Robot Madness: Students compete for national prize | Photos
Published 10:55 am Thursday, March 29, 2012
The competition is about to begin and hopes are high for the Spartabots team. Their robot design is more conventional than their attempt last year.
At the ring of a buzzer, six robots begin shooting basketballs from their caddies – two misses for the Spartabots, but there are still more balls to be had.
Driver Blake Talbot directs his bot forward when its arm, designed to push down a bridge, begins slapping the ground at random. Then a chain breaks, making the boxy machine spin in circles.
“Everything on the robot went haywire,” Talbot says.
The team is rattled. The bot had worked fine during testing. Talbot then cracks a smile, “I was hoping it would be this exciting.”
The tournament was far from over. Skyline High School’s robotics club still had six more qualifying rounds at the FIRST Robotics Competition. With almost 100 teams, some international, it’s one of the biggest in the nation. They competed at the CenturyLink Event Center March 22-24.
The challenge was to design robots that can shoot hoops and balance on a teeter-totter type bridge. Each round is only a few minutes, and six robots at a time compete for the balls and the bridges.
Skyline’s robotics program is in its fourth year.
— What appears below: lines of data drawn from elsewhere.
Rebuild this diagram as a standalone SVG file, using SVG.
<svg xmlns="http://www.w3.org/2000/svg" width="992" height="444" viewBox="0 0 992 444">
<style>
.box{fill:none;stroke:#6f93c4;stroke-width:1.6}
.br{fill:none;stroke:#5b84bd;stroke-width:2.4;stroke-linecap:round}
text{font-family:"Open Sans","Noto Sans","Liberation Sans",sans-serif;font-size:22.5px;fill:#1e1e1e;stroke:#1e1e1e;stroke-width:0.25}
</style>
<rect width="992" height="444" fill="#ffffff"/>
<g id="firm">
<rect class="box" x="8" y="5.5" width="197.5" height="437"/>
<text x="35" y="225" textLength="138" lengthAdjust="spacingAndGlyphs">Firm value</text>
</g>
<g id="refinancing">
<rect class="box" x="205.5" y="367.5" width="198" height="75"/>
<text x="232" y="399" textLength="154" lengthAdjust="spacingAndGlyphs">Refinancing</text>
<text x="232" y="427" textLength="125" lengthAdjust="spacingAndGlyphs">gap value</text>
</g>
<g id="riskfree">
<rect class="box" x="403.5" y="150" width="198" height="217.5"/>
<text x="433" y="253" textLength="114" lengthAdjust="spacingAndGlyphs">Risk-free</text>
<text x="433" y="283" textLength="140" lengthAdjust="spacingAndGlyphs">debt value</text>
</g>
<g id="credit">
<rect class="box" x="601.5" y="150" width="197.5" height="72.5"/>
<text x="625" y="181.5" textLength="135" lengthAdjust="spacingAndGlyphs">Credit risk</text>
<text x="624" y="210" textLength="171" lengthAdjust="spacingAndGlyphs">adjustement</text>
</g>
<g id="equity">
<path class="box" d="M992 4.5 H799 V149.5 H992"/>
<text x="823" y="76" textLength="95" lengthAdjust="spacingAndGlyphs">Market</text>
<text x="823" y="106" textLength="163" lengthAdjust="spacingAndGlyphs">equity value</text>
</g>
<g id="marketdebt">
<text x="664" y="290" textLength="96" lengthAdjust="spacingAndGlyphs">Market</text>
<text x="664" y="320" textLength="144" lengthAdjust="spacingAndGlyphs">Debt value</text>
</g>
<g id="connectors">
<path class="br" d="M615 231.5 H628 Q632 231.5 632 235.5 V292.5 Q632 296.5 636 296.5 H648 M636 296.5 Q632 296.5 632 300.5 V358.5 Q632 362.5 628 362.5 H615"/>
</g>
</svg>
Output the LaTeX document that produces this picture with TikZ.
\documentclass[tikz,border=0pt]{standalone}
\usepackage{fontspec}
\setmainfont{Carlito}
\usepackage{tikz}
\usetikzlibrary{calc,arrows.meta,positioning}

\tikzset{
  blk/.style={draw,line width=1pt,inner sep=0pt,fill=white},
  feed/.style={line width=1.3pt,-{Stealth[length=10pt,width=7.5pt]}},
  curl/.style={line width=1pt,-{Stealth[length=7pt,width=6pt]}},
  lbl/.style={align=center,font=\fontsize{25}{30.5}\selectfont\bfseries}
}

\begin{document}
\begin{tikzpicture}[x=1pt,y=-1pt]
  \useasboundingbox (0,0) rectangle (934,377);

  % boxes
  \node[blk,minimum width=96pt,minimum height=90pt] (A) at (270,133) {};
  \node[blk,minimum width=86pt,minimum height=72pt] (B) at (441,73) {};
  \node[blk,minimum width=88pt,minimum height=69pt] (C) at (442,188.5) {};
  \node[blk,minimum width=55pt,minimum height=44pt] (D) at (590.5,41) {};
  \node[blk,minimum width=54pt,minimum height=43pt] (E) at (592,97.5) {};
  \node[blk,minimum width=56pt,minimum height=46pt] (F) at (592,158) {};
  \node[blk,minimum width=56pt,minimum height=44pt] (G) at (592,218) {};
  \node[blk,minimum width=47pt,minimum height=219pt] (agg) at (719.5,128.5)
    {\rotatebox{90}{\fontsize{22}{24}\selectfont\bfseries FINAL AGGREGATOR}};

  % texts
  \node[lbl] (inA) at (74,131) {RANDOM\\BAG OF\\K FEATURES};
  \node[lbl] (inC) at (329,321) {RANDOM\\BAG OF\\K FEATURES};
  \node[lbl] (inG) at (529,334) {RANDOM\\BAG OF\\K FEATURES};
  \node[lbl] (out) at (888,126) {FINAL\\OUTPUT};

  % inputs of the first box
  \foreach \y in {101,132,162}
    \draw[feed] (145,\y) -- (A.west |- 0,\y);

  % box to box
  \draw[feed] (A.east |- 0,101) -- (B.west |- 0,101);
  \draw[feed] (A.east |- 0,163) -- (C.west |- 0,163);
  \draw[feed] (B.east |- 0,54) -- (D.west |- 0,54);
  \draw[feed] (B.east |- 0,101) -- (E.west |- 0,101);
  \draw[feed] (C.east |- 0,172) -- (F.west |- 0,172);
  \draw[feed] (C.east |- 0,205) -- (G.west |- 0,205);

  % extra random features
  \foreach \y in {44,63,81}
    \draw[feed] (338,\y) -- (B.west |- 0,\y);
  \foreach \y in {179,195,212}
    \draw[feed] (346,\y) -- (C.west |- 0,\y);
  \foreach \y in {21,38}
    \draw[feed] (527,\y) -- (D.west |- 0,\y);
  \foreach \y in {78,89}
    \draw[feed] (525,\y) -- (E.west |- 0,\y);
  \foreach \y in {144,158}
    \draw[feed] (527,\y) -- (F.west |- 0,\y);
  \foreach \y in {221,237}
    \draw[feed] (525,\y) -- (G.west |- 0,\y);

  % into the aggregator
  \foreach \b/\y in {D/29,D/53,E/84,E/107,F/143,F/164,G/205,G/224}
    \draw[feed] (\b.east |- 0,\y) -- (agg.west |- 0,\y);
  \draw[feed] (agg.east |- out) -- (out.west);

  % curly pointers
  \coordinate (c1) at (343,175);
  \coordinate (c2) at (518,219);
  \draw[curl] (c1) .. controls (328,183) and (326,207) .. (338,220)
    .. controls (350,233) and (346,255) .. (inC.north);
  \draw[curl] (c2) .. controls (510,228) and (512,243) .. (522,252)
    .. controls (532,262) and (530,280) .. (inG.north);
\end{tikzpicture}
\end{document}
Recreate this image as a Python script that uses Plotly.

Students pushed hard to keep the program alive this year. They had to find a teacher willing to oversee the club and engineers to mentor them.
“It was too great an opportunity to mess up,” said team captain Michael Lee. “It teaches us a tremendous amount of engineering.”
Boeing put up the $5,000 entry fee, and the Issaquah Schools Foundations provided about $6,000 for materials, which was still a few grand short of the cost.
During the second round, Talbot watches the robot sit motionless, while others compete around it. Their quick fix didn’t work.
After the round, the team rushes to a work station and begins unscrewing parts. A botched wiring job burned out two motors.
Colin Miller, a Microsoft employee who teaches one class at the high school, watched about 15 students swarm the bot, saying, “It’s like the pit crew of Nascar.”
When the students started designing the robot a few months ago, they didn’t know how to draft a design or order parts. They had never taken shop class and couldn’t even use a hack saw, said mentor Dave Levin.
By the fourth round, the students had fixed and tested their bot. It could move and shoot hoops, although its arm for lowering bridges would never work.
At the ring of another buzzer, the Spartabots miss their first shot, then the second flies over the backboard. They still don’t have any points.
Talbot scrambles to get another ball as time melts off the clock. Teams start balancing on the bridges, a sign the round is almost over, when he makes one last attempt at a basket – and makes a two point score. The team jumps in excitement.
Although they ranked near the bottom at the end of the weekend, that moment came with a great sense of accomplishment.
“It was pretty awesome,” Talbot said, “getting (the robot) to do what we wanted.”

Michael Lee makes last minute adjustments to his robot before a competition March 23.

Students competed in two arenas at the FIRST Robotics Competition March 23. Skyline, Issaquah and Liberty high schools each sent teams.

From the left, Daniel Wilson, Arjun Narayanan, Bhavya Chhabra and Blake Talbot roll their bot from the competition arena March 23.